A: Giving advice on the company's operations may result in the lack of independent qualifications of audit company. Audit committee can give advice to the company on behalf of company's director, which is considered a role of board of directors in overseeing the management.

 

Q: Can audit committee request additional information from the company?

A: In principle, all committees must be able to access sufficient information necessary to use for consideration or make further decision. However, it should not overlap duties of the management or the requested information should not be excessive.

 

Q: Prior proposing to the board, shall the company has approval from audit committee in case it applies for a loan?

A: If the application for a bank loan is in compliance with the company's regulations, the company is not required to receive approval from audit committee. However, if the company applies for a loan from a person or juristic person who is in the scope of related party transaction as specified in the SEC notification, the company should seek for audit committee's advice/consideration on the appropriateness before applying for a loan.

 

Remuneration

Q: How the company should set audit committee's remuneration?

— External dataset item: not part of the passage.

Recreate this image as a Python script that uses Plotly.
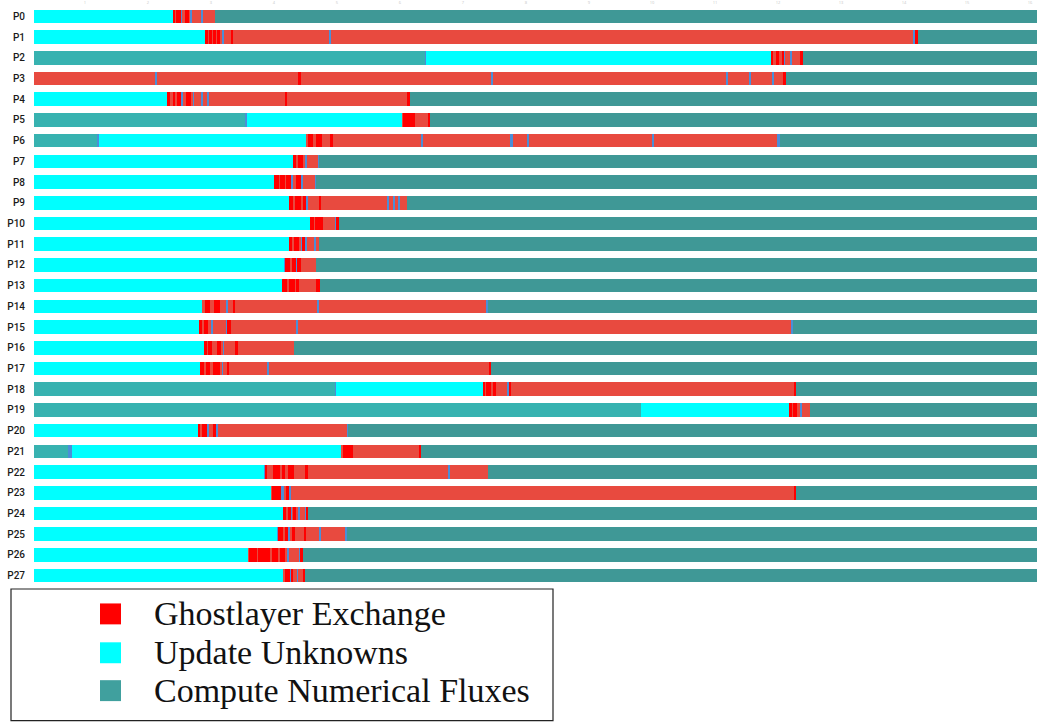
import plotly.graph_objects as go

# ---------------- data (time units) ----------------
ROWS = ["P0", "P1", "P2", "P3", "P4", "P5", "P6", "P7", "P8", "P9", "P10", "P11", "P12", "P13",
        "P14", "P15", "P16", "P17", "P18", "P19", "P20", "P21", "P22", "P23", "P24", "P25", "P26", "P27"]
T_START = 34
T_END = 1037

# each row: sequence of (state, end time); a segment starts where the previous one ended
# C = Update Unknowns, T = Compute Numerical Fluxes, G = Ghostlayer Exchange,
# L = fluxes (initial), R = waiting, B = marker
P0 = [("C",173),("G",175),("R",176),("G",181),("B",182),("R",185),("G",189),("R",190),("B",192),("R",201),("B",203),("R",215),("T",1037)]
P1 = [("C",205),("G",208),("R",209),("G",212),("R",213),("G",216),("R",217),("G",220),("R",222),("B",224),("R",231),("G",233),("R",329),("B",331),("R",913),("B",915),("G",918),("T",1037)]
P2 = [("L",425),("B",426),("C",771),("G",773),("R",776),("G",779),("R",782),("G",784),("B",785),("R",790),("B",792),("R",800),("G",803),("T",1037)]
P3 = [("R",155),("B",157),("R",298),("G",301),("R",491),("B",493),("R",726),("B",728),("R",749),("B",751),("R",772),("B",774),("R",783),("G",786),("T",1037)]
P4 = [("C",167),("G",170),("R",173),("G",175),("R",177),("G",181),("B",183),("R",186),("G",191),("R",193),("B",194),("R",201),("B",203),("R",207),("B",209),("R",285),("G",287),("R",407),("G",410),("T",1037)]
P5 = [("L",245),("B",247),("C",402),("R",403),("G",415),("R",428),("G",430),("T",1037)]
P6 = [("L",97),("B",99),("C",306),("R",308),("G",313),("R",316),("G",322),("R",330),("G",333),("R",421),("B",423),("R",510),("B",513),("R",527),("B",529),("R",652),("B",654),("R",777),("B",780),("T",1037)]
P7 = [("C",293),("G",296),("R",298),("G",303),("R",305),("B",307),("R",318),("B",319),("T",1037)]
P8 = [("C",274),("G",279),("R",280),("G",285),("R",286),("G",291),("B",293),("R",296),("G",301),("B",303),("R",315),("B",316),("T",1037)]
P9 = [("C",289),("G",293),("R",295),("G",301),("R",303),("G",306),("B",308),("R",319),("G",321),("R",387),("B",389),("R",393),("B",395),("R",398),("B",400),("R",407),("T",1037)]
P10 = [("C",310),("G",314),("R",315),("G",323),("R",335),("B",336),("G",339),("T",1037)]
P11 = [("C",289),("G",292),("R",294),("G",299),("R",301),("B",302),("G",305),("B",307),("R",314),("B",316),("R",319),("T",1037)]
P12 = [("C",284),("B",285),("G",290),("R",292),("G",296),("B",297),("G",301),("R",316),("T",1037)]
P13 = [("C",282),("G",287),("R",289),("G",295),("R",296),("G",299),("R",316),("G",320),("T",1037)]
P14 = [("C",202),("R",205),("G",210),("R",214),("G",220),("R",226),("B",228),("R",233),("G",235),("R",317),("B",319),("R",486),("B",488),("T",1037)]
P15 = [("C",199),("G",202),("R",204),("G",208),("R",211),("B",213),("R",226),("B",227),("G",231),("R",296),("B",298),("R",791),("B",793),("T",1037)]
P16 = [("C",204),("G",207),("R",208),("G",212),("R",217),("G",221),("R",223),("B",224),("R",235),("G",238),("R",294),("T",1037)]
P17 = [("C",200),("G",204),("R",206),("G",210),("R",213),("G",220),("R",222),("B",223),("R",227),("G",229),("R",267),("B",269),("R",489),("G",491),("T",1037)]
P18 = [("L",335),("B",336),("C",483),("G",485),("R",486),("G",491),("R",493),("G",496),("R",507),("B",509),("G",511),("R",794),("G",796),("T",1037)]
P19 = [("L",641),("C",789),("G",792),("R",793),("G",797),("R",800),("B",802),("R",810),("T",1037)]
P20 = [("C",198),("G",200),("R",202),("G",207),("B",209),("R",213),("G",216),("B",218),("R",347),("B",348),("T",1037)]
P21 = [("L",68),("B",72),("C",341),("R",343),("G",353),("R",419),("G",421),("T",1037)]
P22 = [("C",264),("B",265),("G",267),("R",273),("G",280),("R",282),("G",285),("R",288),("G",294),("R",305),("G",308),("R",448),("B",450),("R",488),("T",1037)]
P23 = [("C",271),("R",272),("G",281),("B",284),("R",286),("G",289),("B",291),("R",794),("G",796),("T",1037)]
P24 = [("C",283),("G",286),("R",288),("G",291),("B",292),("R",293),("G",296),("R",298),("B",300),("R",305),("B",306),("G",308),("T",1037)]
P25 = [("C",277),("B",278),("G",283),("R",285),("G",288),("B",290),("R",292),("G",295),("R",304),("G",306),("R",319),("B",321),("R",345),("B",347),("T",1037)]
P26 = [("C",248),("R",249),("G",257),("R",258),("G",270),("R",272),("G",278),("R",280),("G",285),("R",287),("B",289),("R",299),("B",300),("G",303),("T",1037)]
P27 = [("C",283),("R",285),("G",290),("B",291),("G",293),("R",297),("B",298),("R",303),("G",305),("T",1037)]

ROW_SEGMENTS = [P0, P1, P2, P3, P4, P5, P6, P7, P8, P9, P10, P11, P12, P13,
                P14, P15, P16, P17, P18, P19, P20, P21, P22, P23, P24, P25, P26, P27]

TICK_VALUES = [85, 148, 211, 274, 337, 400, 463, 526, 589, 652, 715, 778, 841, 904, 967, 1030]
TICK_LABELS = ["1", "2", "3", "4", "5", "6", "7", "8", "9", "10", "11", "12", "13", "14", "15", "16"]

LEGEND_NAMES = ["Ghostlayer Exchange", "Update Unknowns", "Compute Numerical Fluxes"]

# ---------------- styles ----------------
STATE_COLORS = {
    "T": "#3F9896",
    "L": "#37B2B0",
    "C": "#00FFFF",
    "R": "#E84A3F",
    "G": "#FF0000",
    "B": "#4A8FD8",
}
LEGEND_COLORS = ["#FF0000", "#00FFFF", "#40A09E"]

# ---------------- build traces ----------------
fig = go.Figure()
for state in ["T", "L", "C", "R", "G", "B"]:
    ys, bases, widths = [], [], []
    for row, segs in zip(ROWS, ROW_SEGMENTS):
        start = T_START
        for s, end in segs:
            if s == state:
                ys.append(row)
                bases.append(start)
                widths.append(end - start)
            start = end
    fig.add_trace(go.Bar(
        orientation="h", y=ys, x=widths, base=bases,
        marker=dict(color=STATE_COLORS[state], line=dict(width=0)),
        width=0.66, showlegend=False, hoverinfo="skip",
    ))

W, H = 1037, 724
ML, MR, MT, MB = 34, 0, 4, 138
PW, PH = W - ML - MR, H - MT - MB


def px(x):
    return (x - ML) / PW


def py(y):
    return (H - MB - y) / PH


shapes = [dict(type="rect", xref="paper", yref="paper",
               x0=px(11), x1=px(553), y0=py(721), y1=py(589),
               line=dict(color="#222222", width=1.2), fillcolor="rgba(0,0,0,0)")]
annotations = []
item_y = [614, 653, 691]
for name, col, yc in zip(LEGEND_NAMES, LEGEND_COLORS, item_y):
    shapes.append(dict(type="rect", xref="paper", yref="paper",
                       x0=px(100), x1=px(121), y0=py(yc + 10.5), y1=py(yc - 10.5),
                       line=dict(width=0), fillcolor=col))
    annotations.append(dict(xref="paper", yref="paper", x=px(152), y=py(yc),
                            xanchor="left", yanchor="middle", showarrow=False,
                            text=name, font=dict(family="Liberation Serif", size=34, color="#111111")))

fig.update_layout(
    width=W, height=H,
    margin=dict(l=ML, r=MR, t=MT, b=MB, pad=0),
    paper_bgcolor="white", plot_bgcolor="white",
    barmode="overlay", bargap=0,
    showlegend=False,
    shapes=shapes, annotations=annotations,
    xaxis=dict(range=[T_START, T_END], side="top", showgrid=False, zeroline=False,
               showline=False, ticks="", tickvals=TICK_VALUES, ticktext=TICK_LABELS,
               tickfont=dict(size=4, color="#c8c8c8")),
    yaxis=dict(type="category", categoryorder="array", categoryarray=ROWS,
               range=[27.5, -0.5], showgrid=False, zeroline=False, showline=False,
               ticks="", ticklabelstandoff=8,
               tickfont=dict(family="Roboto", size=10, color="#1a1a1a", weight=500)),
)

fig.write_html("out.html", config={"displayModeBar": False},
               post_script="document.body.style.margin='0';document.body.style.padding='0';document.body.style.overflow='hidden';")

A: To establish an appropriate remuneration for audit committee, the company should consider their assigned duties and responsibilities. If the committee has extra duties, the company should provide higher remuneration as they have to scrutinize information before proposing the board of director. Remuneration for audit committee requires approval from shareholder's meeting.

 

Q: Can the company make monthly payment to audit committee? Will it have any impact on the independence of audit committee?

A: Forms of remuneration payment include monthly payment, meeting attendance fee, bonuses. If the company has regulations on remuneration payment that is in accordance with accountability and responsibility and is comparable to the industry, there should not affect independence of committee.